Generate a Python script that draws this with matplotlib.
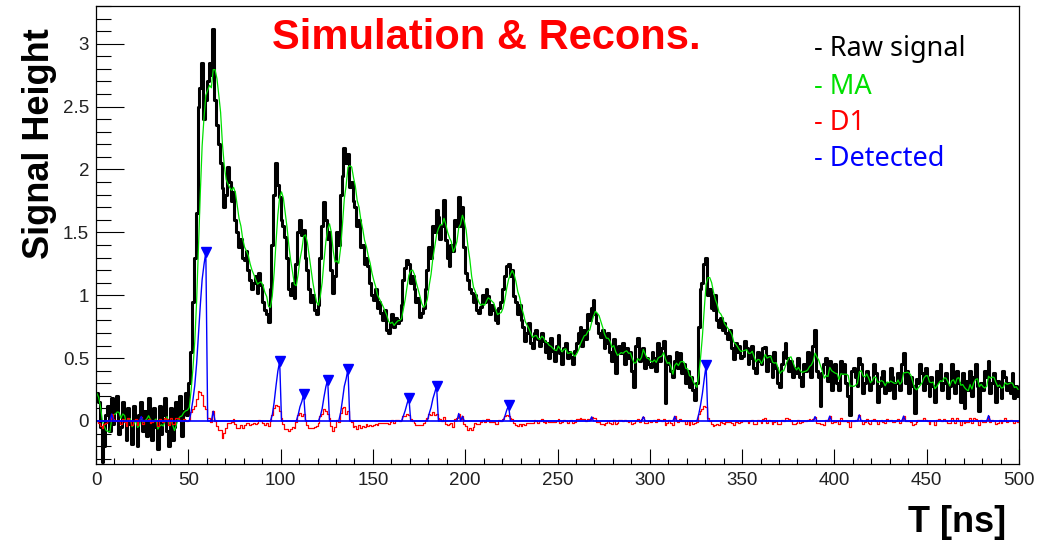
import numpy as np
import pandas as pd
import matplotlib.pyplot as plt
from matplotlib.ticker import MultipleLocator

# raw signal, 1 ns bins from t = 0 to 500 ns (one row = 10 ns)
t_ns = np.arange(0, 500) + 0.5
raw = np.array([
    0.22, 0.15, -0.05, -0.33, -0.20, 0.05, 0.12, -0.08, 0.18, -0.02,
    0.08, 0.20, -0.10, -0.05, 0.15, 0.02, -0.15, 0.10, -0.02, -0.18,
    0.12, 0.02, -0.20, 0.05, 0.15, -0.08, 0.08, -0.12, 0.18, 0.00,
    -0.15, 0.10, -0.05, -0.22, 0.12, -0.10, 0.05, 0.18, -0.08, -0.20,
    0.10, -0.15, -0.05, 0.15, 0.02, 0.20, -0.12, 0.08, 0.22, 0.05,
    0.30, 0.55, 0.95, 1.30, 1.65, 2.50, 2.65, 2.85, 2.40, 2.55,      # 50
    2.70, 2.85, 2.75, 3.12, 2.55, 2.35, 2.20, 2.05, 1.85, 1.70,
    1.80, 2.02, 1.90, 1.75, 1.82, 1.60, 1.50, 1.38, 1.45, 1.30,
    1.28, 1.35, 1.20, 1.12, 1.05, 1.10, 1.15, 1.02, 1.18, 1.08,
    0.95, 0.88, 0.85, 0.79, 1.05, 1.40, 1.80, 2.05, 1.88, 1.78,
    1.60, 1.55, 1.46, 1.30, 1.05, 1.00, 1.10, 0.98, 1.25, 1.50,      # 100
    1.60, 1.48, 1.52, 1.30, 1.20, 1.05, 0.95, 1.00, 0.88, 0.85,
    0.92, 1.30, 1.55, 1.74, 1.60, 1.45, 1.50, 1.20, 1.02, 1.15,
    1.50, 1.40, 1.80, 1.95, 2.17, 2.05, 2.12, 1.86, 1.90, 1.75,
    1.70, 1.55, 1.60, 1.38, 1.40, 1.25, 1.30, 1.23, 1.10, 1.00,
    0.96, 1.05, 0.90, 0.95, 0.86, 0.80, 0.88, 0.72, 0.70, 0.78,      # 150
    0.85, 0.75, 0.82, 0.78, 0.80, 0.92, 1.12, 1.22, 1.28, 1.25,
    1.10, 1.15, 1.05, 0.95, 0.98, 0.83, 0.86, 0.90, 1.05, 1.20,
    1.38, 1.30, 1.55, 1.50, 1.68, 1.62, 1.45, 1.55, 1.76, 1.44,
    1.30, 1.23, 1.40, 1.35, 1.60, 1.55, 1.78, 1.55, 1.70, 1.38,
    1.18, 1.12, 1.05, 1.02, 0.95, 1.00, 0.88, 0.86, 0.91, 1.00,      # 200
    0.95, 1.05, 0.99, 0.85, 0.92, 0.88, 0.80, 0.78, 0.90, 0.95,
    1.05, 1.15, 1.23, 1.25, 1.15, 1.20, 0.99, 0.95, 0.85, 0.92,
    0.80, 0.75, 0.64, 0.70, 0.78, 0.62, 0.58, 0.70, 0.72, 0.65,
    0.60, 0.70, 0.64, 0.55, 0.62, 0.50, 0.66, 0.56, 0.48, 0.60,
    0.68, 0.54, 0.45, 0.58, 0.62, 0.50, 0.55, 0.51, 0.45, 0.56,      # 250
    0.62, 0.70, 0.75, 0.60, 0.72, 0.65, 0.85, 0.80, 0.90, 0.96,
    0.85, 0.78, 0.70, 0.67, 0.72, 0.58, 0.62, 0.70, 0.55, 0.48,
    0.65, 0.38, 0.55, 0.60, 0.54, 0.62, 0.45, 0.58, 0.50, 0.55,
    0.40, 0.27, 0.60, 0.66, 0.48, 0.52, 0.58, 0.42, 0.50, 0.45,
    0.43, 0.55, 0.50, 0.40, 0.62, 0.48, 0.58, 0.64, 0.14, 0.45,      # 300
    0.52, 0.40, 0.35, 0.48, 0.55, 0.42, 0.54, 0.38, 0.45, 0.30,
    0.40, 0.27, 0.35, 0.25, 0.17, 0.30, 0.75, 1.05, 1.10, 1.25,
    1.30, 1.00, 1.05, 0.90, 0.88, 1.00, 0.80, 0.75, 0.82, 0.72,
    0.78, 0.70, 0.65, 0.72, 0.58, 0.49, 0.62, 0.55, 0.60, 0.50,
    0.52, 0.64, 0.58, 0.45, 0.50, 0.60, 0.42, 0.38, 0.55, 0.48,      # 350
    0.45, 0.58, 0.59, 0.40, 0.52, 0.48, 0.35, 0.55, 0.42, 0.30,
    0.27, 0.45, 0.55, 0.62, 0.50, 0.40, 0.48, 0.35, 0.42, 0.38,
    0.50, 0.35, 0.28, 0.45, 0.40, 0.55, 0.48, 0.35, 0.60, 0.72,
    0.40, 0.35, 0.12, 0.38, 0.45, 0.50, 0.32, 0.48, 0.25, 0.40,
    0.45, 0.30, 0.25, 0.48, 0.38, 0.45, 0.30, 0.20, 0.05, 0.40,      # 400
    0.42, 0.35, 0.28, 0.50, 0.45, 0.22, 0.30, 0.40, 0.35, 0.25,
    0.30, 0.45, 0.38, 0.15, 0.28, 0.35, 0.40, 0.22, 0.30, 0.25,
    0.42, 0.35, 0.18, 0.30, 0.38, 0.25, 0.45, 0.54, 0.30, 0.40,
    0.22, 0.35, 0.28, 0.06, 0.33, 0.30, 0.45, 0.38, 0.25, 0.42,
    0.30, 0.20, 0.35, 0.28, 0.15, 0.40, 0.32, 0.45, 0.25, 0.30,      # 450
    0.38, 0.18, 0.28, 0.45, 0.35, 0.22, 0.40, 0.30, 0.15, 0.38,
    0.10, 0.32, 0.25, 0.40, 0.20, 0.35, 0.45, 0.28, 0.08, 0.30,
    0.25, 0.40, 0.35, 0.48, 0.22, 0.30, 0.38, 0.15, 0.32, 0.28,
    0.18, 0.40, 0.35, 0.25, 0.30, 0.22, 0.38, 0.18, 0.28, 0.20,
])

legend_labels = ['Raw signal', 'MA', 'D1', 'Detected']
legend_colors = ['black', '#00e000', 'red', 'blue']

# moving average (5 ns trailing), first derivative, accumulated rises
ma = pd.Series(raw).rolling(5, min_periods=1).mean().to_numpy()
d1 = np.diff(ma, prepend=ma[0]) * 0.54

det = np.zeros_like(d1)
peaks = []
acc = 0.0
for i, d in enumerate(d1):
    if d > 0.03:
        acc += d
        det[i] = acc
    else:
        if acc > 0.1:
            peaks.append(i - 1)
        acc = 0.0
peaks = np.array(peaks, dtype=int)
print(t_ns[peaks], det[peaks])

fig = plt.figure(figsize=(10.38, 5.44), dpi=100)
ax = fig.add_axes([96/1038, 80/544, 923/1038, 458/544])

ax.plot(t_ns, raw, color='black', lw=2.2, drawstyle='steps-mid')
ax.plot(t_ns, ma, color=legend_colors[1], lw=0.9)
ax.plot(t_ns, d1, color='red', lw=0.9, drawstyle='steps-mid')
ax.axhline(0, color='blue', lw=1.2)
ax.plot(t_ns, det, color='blue', lw=1.0)
ax.plot(t_ns[peaks], det[peaks], 'v', color='blue', ms=7)

ax.set_xlim(0, 500)
ax.set_ylim(-0.342, 3.30)
ax.xaxis.set_major_locator(MultipleLocator(50))
ax.xaxis.set_minor_locator(MultipleLocator(10))
ax.yaxis.set_major_locator(MultipleLocator(0.5))
ax.yaxis.set_minor_locator(MultipleLocator(0.1))
ax.yaxis.set_major_formatter(plt.FuncFormatter(lambda v, p: f'{v:g}'))
ax.tick_params(axis='x', which='major', direction='in', length=11, width=0.8, pad=6)
ax.tick_params(axis='x', which='minor', direction='in', length=4.5, width=0.8)
ax.tick_params(axis='y', which='major', direction='in', length=20, width=0.8, pad=5)
ax.tick_params(axis='y', which='minor', direction='in', length=10.5, width=0.8)
for lab in ax.get_xticklabels() + ax.get_yticklabels():
    lab.set_fontfamily('Liberation Sans')
    lab.set_fontsize(13.5)
    lab.set_color('#222222')
for s in ax.spines.values():
    s.set_linewidth(0.9)

fig.text(0.4687, 0.930, 'Simulation & Recons.', color='red', fontsize=30,
         fontweight='bold', family='Liberation Sans', ha='center', va='center')
fig.text(0.0385, 0.736, 'Signal Height', rotation=90, fontsize=26,
         fontweight='bold', family='Liberation Sans', ha='center', va='center')
fig.text(0.922, 0.040, 'T [ns]', fontsize=26, fontweight='bold',
         family='Liberation Sans', ha='center', va='center')

leg_y = [0.910, 0.840, 0.774, 0.708]
for lab, col, y in zip(legend_labels, legend_colors, leg_y):
    fig.text(0.784, y, '- ' + lab, color=col, fontsize=19.5,
             family='Noto Sans', ha='left', va='center')

fig.savefig('out.png', dpi=100)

● ● ●

▶ [WHAT YOU HAVE TO DO]
Starting with the first line of the data above and ending with the line containing "from matplotlib.ticker import MultipleLocator", please restate every line exactly, leaving images out.

▶ [CORRECT ANSWER]
Generate a Python script that draws this with matplotlib.
import numpy as np
import pandas as pd
import matplotlib.pyplot as plt
from matplotlib.ticker import MultipleLocator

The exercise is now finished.